[BEGIN]

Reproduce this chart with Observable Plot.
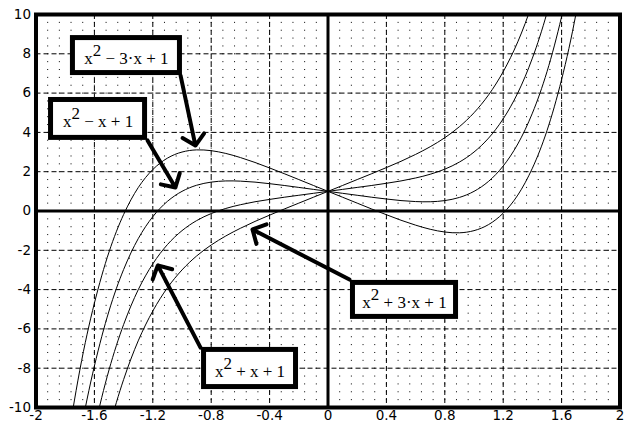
<!DOCTYPE html>
<html><head><meta charset="utf-8">
<script src="https://cdn.jsdelivr.net/npm/d3@7"></script>
<script src="https://cdn.jsdelivr.net/npm/@observablehq/plot@0.6"></script>
<style>html,body{margin:0;padding:0;background:#fff;}</style>
</head><body><div id="chart"></div>
<script>
// sample positions along x
const xs = [-1.8,-1.7,-1.6,-1.5,-1.4,-1.3,-1.2,-1.1,-1.0,-0.9,-0.8,-0.7,-0.6,-0.5,-0.4,-0.3,-0.2,-0.1,0,
            0.1,0.2,0.3,0.4,0.5,0.6,0.7,0.8,0.9,1.0,1.1,1.2,1.3,1.4,1.5,1.6,1.7,1.8];
// curve values
const yM3 = [-12.50,-8.10,-4.69,-2.09,-0.18,1.19,2.11,2.69,3.00,3.11,3.07,2.93,2.72,2.47,2.19,1.90,1.60,1.30,1.00,
             0.70,0.40,0.10,-0.19,-0.47,-0.72,-0.93,-1.07,-1.11,-1.00,-0.69,-0.11,0.81,2.18,4.09,6.69,10.10,14.50];
const yM1 = [-16.10,-11.50,-7.89,-5.09,-2.98,-1.41,-0.29,0.49,1.00,1.31,1.47,1.53,1.52,1.47,1.39,1.30,1.20,1.10,1.00,
             0.90,0.80,0.70,0.61,0.53,0.48,0.47,0.53,0.69,1.00,1.51,2.29,3.41,4.98,7.09,9.89,13.50,18.10];
const yP1 = [-19.70,-14.90,-11.09,-8.09,-5.78,-4.01,-2.69,-1.71,-1.00,-0.49,-0.13,0.13,0.32,0.47,0.59,0.70,0.80,0.90,1.00,
             1.10,1.20,1.30,1.41,1.53,1.68,1.87,2.13,2.49,3.00,3.71,4.69,6.01,7.78,10.09,13.09,16.90,21.70];
const yP3 = [-23.30,-18.30,-14.29,-11.09,-8.58,-6.61,-5.09,-3.91,-3.00,-2.29,-1.73,-1.27,-0.88,-0.53,-0.21,0.10,0.40,0.70,1.00,
             1.30,1.60,1.90,2.21,2.53,2.88,3.27,3.73,4.29,5.00,5.91,7.09,8.61,10.58,13.09,16.29,20.20,25.30];
const seriesNames = ["x^2 - 3x + 1", "x^2 - x + 1", "x^2 + x + 1", "x^2 + 3x + 1"];
const seriesValues = [yM3, yM1, yP1, yP3];

// tick labels
const xTicks = [-2,-1.6,-1.2,-0.8,-0.4,0,0.4,0.8,1.2,1.6,2];
const yTicks = [-10,-8,-6,-4,-2,0,2,4,6,8,10];

// annotation labels (base, superscript, rest)
const labelBase = "x";
const labelSup = "2";
const labelRest = [" \u2212 3\u00b7x + 1", " \u2212 x + 1", " + 3\u00b7x + 1", " + x + 1"];
// annotation boxes (data coordinates)
const boxX1 = [-1.747, -1.897, 0.171, -0.849];
const boxX2 = [-1.014, -1.253, 0.877, -0.219];
const boxY1 = [8.80, 5.65, -3.66, -7.07];
const boxY2 = [7.02, 3.72, -5.39, -8.96];
// arrows (data coordinates)
const arrowX1 = [-1.010, -1.236, 0.147, -0.873];
const arrowY1 = [6.90, 3.59, -3.49, -6.95];
const arrowX2 = [-0.908, -1.045, -0.517, -1.166];
const arrowY2 = [3.33, 1.20, -0.94, -2.77];

const curveData = seriesNames.flatMap((s, k) => xs.map((x, i) => ({s, x, y: seriesValues[k][i]})));
const boxes = boxX1.map((_, i) => ({x1: boxX1[i], x2: boxX2[i], y1: boxY1[i], y2: boxY2[i],
  cx: (boxX1[i] + boxX2[i]) / 2, cy: (boxY1[i] + boxY2[i]) / 2, label: labelBase + labelSup + labelRest[i]}));
const arrows = arrowX1.map((_, i) => ({x1: arrowX1[i], y1: arrowY1[i], x2: arrowX2[i], y2: arrowY2[i]}));

const minorX = d3.range(0, 51).map(i => -2 + i * 0.08);

const svg = Plot.plot({
  width: 631, height: 435,
  marginLeft: 35.5, marginRight: 11.5, marginTop: 14, marginBottom: 28,
  style: {fontFamily: "DejaVu Sans", fontSize: "13.5px", color: "black", background: "white"},
  x: {domain: [-2, 2], ticks: xTicks, tickFormat: d => String(d), tickSize: 0, tickPadding: 3, label: null},
  y: {domain: [-10, 10], ticks: yTicks, tickFormat: d => String(d), tickSize: 0, tickPadding: 5, label: null},
  marks: [
    Plot.ruleX(minorX, {stroke: "black", strokeWidth: 1, strokeDasharray: "1,6.86"}),
    Plot.ruleX(xTicks, {stroke: "black", strokeWidth: 1, strokeDasharray: "5,3"}),
    Plot.ruleY(yTicks, {stroke: "black", strokeWidth: 1, strokeDasharray: "5,3"}),
    Plot.ruleX([0], {stroke: "black", strokeWidth: 3}),
    Plot.ruleY([0], {stroke: "black", strokeWidth: 3}),
    Plot.line(curveData, {x: "x", y: "y", z: "s", stroke: "black", strokeWidth: 1, curve: "natural", clip: true}),
    Plot.arrow(arrows, {x1: "x1", y1: "y1", x2: "x2", y2: "y2", stroke: "black", strokeWidth: 4,
      headLength: 5.6, headAngle: 95}),
    Plot.rect(boxes, {x1: "x1", x2: "x2", y1: "y1", y2: "y2", fill: "white", stroke: "black", strokeWidth: 5}),
    Plot.text(boxes, {x: "cx", y: "cy", text: "label", fill: "black",
      fontFamily: "Liberation Serif", fontSize: 17, textAnchor: "middle", dy: 3}),
    Plot.frame({stroke: "black", strokeWidth: 4})
  ]
});

const NS = "http://www.w3.org/2000/svg";
svg.querySelectorAll("text").forEach(t => {
  const i = boxes.findIndex(b => b.label === t.textContent);
  if (i < 0) {
    // tick labels
    t.style.fontSize = "13.5px";
    t.style.fontFamily = "DejaVu Sans";
    t.style.fill = "black";
    return;
  }
  while (t.firstChild) t.removeChild(t.firstChild);
  t.style.whiteSpace = "pre";
  t.appendChild(document.createTextNode(labelBase));
  const sup = document.createElementNS(NS, "tspan");
  sup.setAttribute("dy", "-8");
  sup.textContent = labelSup;
  t.appendChild(sup);
  const rest = document.createElementNS(NS, "tspan");
  rest.setAttribute("dy", "8");
  rest.textContent = labelRest[i];
  t.appendChild(rest);
});
document.getElementById("chart").appendChild(svg);
</script>
</body></html>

[END]

▶ WHAT THIS TASK INVOLVES:
Repeat the full listing above exactly, with no pictures in the copy.

▶ EXERCISE RESPONSE:
Reproduce this chart with Observable Plot.
<!DOCTYPE html>
<html><head><meta charset="utf-8">
<script src="https://cdn.jsdelivr.net/npm/d3@7"></script>
<script src="https://cdn.jsdelivr.net/npm/@observablehq/plot@0.6"></script>
<style>html,body{margin:0;padding:0;background:#fff;}</style>
</head><body><div id="chart"></div>
<script>
// sample positions along x
const xs = [-1.8,-1.7,-1.6,-1.5,-1.4,-1.3,-1.2,-1.1,-1.0,-0.9,-0.8,-0.7,-0.6,-0.5,-0.4,-0.3,-0.2,-0.1,0,
            0.1,0.2,0.3,0.4,0.5,0.6,0.7,0.8,0.9,1.0,1.1,1.2,1.3,1.4,1.5,1.6,1.7,1.8];
// curve values
const yM3 = [-12.50,-8.10,-4.69,-2.09,-0.18,1.19,2.11,2.69,3.00,3.11,3.07,2.93,2.72,2.47,2.19,1.90,1.60,1.30,1.00,
             0.70,0.40,0.10,-0.19,-0.47,-0.72,-0.93,-1.07,-1.11,-1.00,-0.69,-0.11,0.81,2.18,4.09,6.69,10.10,14.50];
const yM1 = [-16.10,-11.50,-7.89,-5.09,-2.98,-1.41,-0.29,0.49,1.00,1.31,1.47,1.53,1.52,1.47,1.39,1.30,1.20,1.10,1.00,
             0.90,0.80,0.70,0.61,0.53,0.48,0.47,0.53,0.69,1.00,1.51,2.29,3.41,4.98,7.09,9.89,13.50,18.10];
const yP1 = [-19.70,-14.90,-11.09,-8.09,-5.78,-4.01,-2.69,-1.71,-1.00,-0.49,-0.13,0.13,0.32,0.47,0.59,0.70,0.80,0.90,1.00,
             1.10,1.20,1.30,1.41,1.53,1.68,1.87,2.13,2.49,3.00,3.71,4.69,6.01,7.78,10.09,13.09,16.90,21.70];
const yP3 = [-23.30,-18.30,-14.29,-11.09,-8.58,-6.61,-5.09,-3.91,-3.00,-2.29,-1.73,-1.27,-0.88,-0.53,-0.21,0.10,0.40,0.70,1.00,
             1.30,1.60,1.90,2.21,2.53,2.88,3.27,3.73,4.29,5.00,5.91,7.09,8.61,10.58,13.09,16.29,20.20,25.30];
const seriesNames = ["x^2 - 3x + 1", "x^2 - x + 1", "x^2 + x + 1", "x^2 + 3x + 1"];
const seriesValues = [yM3, yM1, yP1, yP3];

// tick labels
const xTicks = [-2,-1.6,-1.2,-0.8,-0.4,0,0.4,0.8,1.2,1.6,2];
const yTicks = [-10,-8,-6,-4,-2,0,2,4,6,8,10];

// annotation labels (base, superscript, rest)
const labelBase = "x";
const labelSup = "2";
const labelRest = [" \u2212 3\u00b7x + 1", " \u2212 x + 1", " + 3\u00b7x + 1", " + x + 1"];
// annotation boxes (data coordinates)
const boxX1 = [-1.747, -1.897, 0.171, -0.849];
const boxX2 = [-1.014, -1.253, 0.877, -0.219];
const boxY1 = [8.80, 5.65, -3.66, -7.07];
const boxY2 = [7.02, 3.72, -5.39, -8.96];
// arrows (data coordinates)
const arrowX1 = [-1.010, -1.236, 0.147, -0.873];
const arrowY1 = [6.90, 3.59, -3.49, -6.95];
const arrowX2 = [-0.908, -1.045, -0.517, -1.166];
const arrowY2 = [3.33, 1.20, -0.94, -2.77];

const curveData = seriesNames.flatMap((s, k) => xs.map((x, i) => ({s, x, y: seriesValues[k][i]})));
const boxes = boxX1.map((_, i) => ({x1: boxX1[i], x2: boxX2[i], y1: boxY1[i], y2: boxY2[i],
  cx: (boxX1[i] + boxX2[i]) / 2, cy: (boxY1[i] + boxY2[i]) / 2, label: labelBase + labelSup + labelRest[i]}));
const arrows = arrowX1.map((_, i) => ({x1: arrowX1[i], y1: arrowY1[i], x2: arrowX2[i], y2: arrowY2[i]}));

const minorX = d3.range(0, 51).map(i => -2 + i * 0.08);

const svg = Plot.plot({
  width: 631, height: 435,
  marginLeft: 35.5, marginRight: 11.5, marginTop: 14, marginBottom: 28,
  style: {fontFamily: "DejaVu Sans", fontSize: "13.5px", color: "black", background: "white"},
  x: {domain: [-2, 2], ticks: xTicks, tickFormat: d => String(d), tickSize: 0, tickPadding: 3, label: null},
  y: {domain: [-10, 10], ticks: yTicks, tickFormat: d => String(d), tickSize: 0, tickPadding: 5, label: null},
  marks: [
    Plot.ruleX(minorX, {stroke: "black", strokeWidth: 1, strokeDasharray: "1,6.86"}),
    Plot.ruleX(xTicks, {stroke: "black", strokeWidth: 1, strokeDasharray: "5,3"}),
    Plot.ruleY(yTicks, {stroke: "black", strokeWidth: 1, strokeDasharray: "5,3"}),
    Plot.ruleX([0], {stroke: "black", strokeWidth: 3}),
    Plot.ruleY([0], {stroke: "black", strokeWidth: 3}),
    Plot.line(curveData, {x: "x", y: "y", z: "s", stroke: "black", strokeWidth: 1, curve: "natural", clip: true}),
    Plot.arrow(arrows, {x1: "x1", y1: "y1", x2: "x2", y2: "y2", stroke: "black", strokeWidth: 4,
      headLength: 5.6, headAngle: 95}),
    Plot.rect(boxes, {x1: "x1", x2: "x2", y1: "y1", y2: "y2", fill: "white", stroke: "black", strokeWidth: 5}),
    Plot.text(boxes, {x: "cx", y: "cy", text: "label", fill: "black",
      fontFamily: "Liberation Serif", fontSize: 17, textAnchor: "middle", dy: 3}),
    Plot.frame({stroke: "black", strokeWidth: 4})
  ]
});

const NS = "http://www.w3.org/2000/svg";
svg.querySelectorAll("text").forEach(t => {
  const i = boxes.findIndex(b => b.label === t.textContent);
  if (i < 0) {
    // tick labels
    t.style.fontSize = "13.5px";
    t.style.fontFamily = "DejaVu Sans";
    t.style.fill = "black";
    return;
  }
  while (t.firstChild) t.removeChild(t.firstChild);
  t.style.whiteSpace = "pre";
  t.appendChild(document.createTextNode(labelBase));
  const sup = document.createElementNS(NS, "tspan");
  sup.setAttribute("dy", "-8");
  sup.textContent = labelSup;
  t.appendChild(sup);
  const rest = document.createElementNS(NS, "tspan");
  rest.setAttribute("dy", "8");
  rest.textContent = labelRest[i];
  t.appendChild(rest);
});
document.getElementById("chart").appendChild(svg);
</script>
</body></html>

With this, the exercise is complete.